Best Hotels Near Olympic National Park
There are a plethora of excellent and budget-friendly hotels located near Olympic National Park.
Here are our top 5picks you can choose from:
Lake Crescent Lodge
Kalaloch Lodge Olympic National Park
Red Lion Hotel Port Angeles Harbor
Lake Quinault Lodge
Entry Fee & Reservations
To enter Olympic National Park, you’ll have to pay $30 per vehicle (private and non-commercial vehicles), $25 per motorcycle, $15 per person or bicyclist, $75 for a commercial van, $100 for minibus, and $200 for commercial Motorcoach.
You can also purchase Olympic National Park Annual pass for $55 one time and can enter the Park for next year completely free.
For more information about entry passes, visit the National Service website.
Here are some must-have items you should pack with you while visiting the Olympic National Park:
- Large backpack
- Rain Cover
- Tent with guylines and repair sleeve
- Sleeping bag
- Comfortable quick-drying clothes
- Hiking shoes
- Sun hat & Sunscreen
- Water bottles or hydration Reservoir
- Pocket knife ad Firestarter
- Cooking utensils
- Ready to Eat Foods
- First-aid kit
Read: Voyageurs National Park
Can I Camp in Olympic National Park for free?

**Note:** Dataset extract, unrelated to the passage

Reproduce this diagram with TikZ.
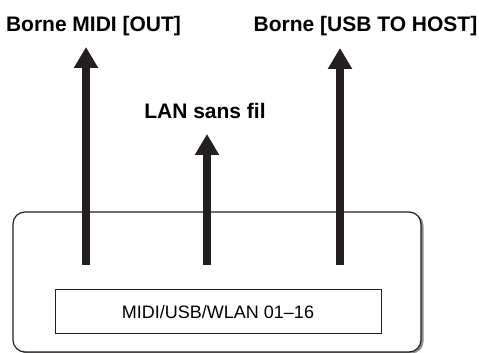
\documentclass[tikz,border=0pt]{standalone}
\usepackage{fontspec}
\setmainfont{Liberation Sans}
\usepackage{tikz}
\usetikzlibrary{arrows.meta,positioning}
\definecolor{InkDark}{RGB}{35,31,32}
\definecolor{ShadowGray}{RGB}{140,140,140}

\begin{document}
\begin{tikzpicture}[
      x=1pt,y=1pt,
      portLabel/.style={font=\fontsize{21}{24}\selectfont\bfseries,text=black,inner sep=0pt},
      panelBox/.style={draw=InkDark,fill=white,rounded corners=12pt,line width=1.2pt,
                       minimum width=408pt,minimum height=140pt,inner sep=0pt},
      chanBox/.style={draw=InkDark,fill=white,line width=1pt,
                      minimum width=326pt,minimum height=44pt,inner sep=0pt,
                      font=\fontsize{18}{21}\selectfont},
      arUp/.style={-{Triangle[width=23pt,length=21pt]},line width=7.5pt,InkDark}
    ]
    \useasboundingbox (0,0) rectangle (479,353);

    % Panel with its shadow
    \fill[ShadowGray,rounded corners=12pt] (15.5,-0.5) rectangle (423.5,139.5);
    \node(panel)[panelBox] at (217,71) {};

    % Channel display
    \node(chan)[chanBox] at (218,41) {MIDI/USB/WLAN 01–16};

    % Port labels
    \node(midiout)[portLabel] at (93.5,327) {Borne MIDI [OUT]};
    \node(usbhost)[portLabel] at (365.5,327) {Borne [USB TO HOST]};
    \node(wlan)[portLabel] at (205,242) {LAN sans fil};

    % Arrow ends
    \coordinate (midiFoot) at (86,88);
    \coordinate (midiTip) at (86,306);
    \coordinate (wlanFoot) at (207,88);
    \coordinate (wlanTip) at (207,219);
    \coordinate (usbFoot) at (340,88);
    \coordinate (usbTip) at (340,305);

    % Upward signal arrows
    \draw[arUp] (midiFoot) -- (midiTip);
    \draw[arUp] (wlanFoot) -- (wlanTip);
    \draw[arUp] (usbFoot) -- (usbTip);
  \end{tikzpicture}
\end{document}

Yes, there are many free campgrounds and dispersed campsites in Olympic National Park where you can camp for free.
How many days should I Spend in Olympic National Park?
There are countless things to do and see in Olympic National Park, which means you need to spend a minimum of 2-3 days to explore all the major attractions briefly.
Are there any dangerous animals in Olympic National Park?
There are some potentially dangerous animals in the Park, such as black bears, mountain goats, Roosevelt Elk, and other large mammals.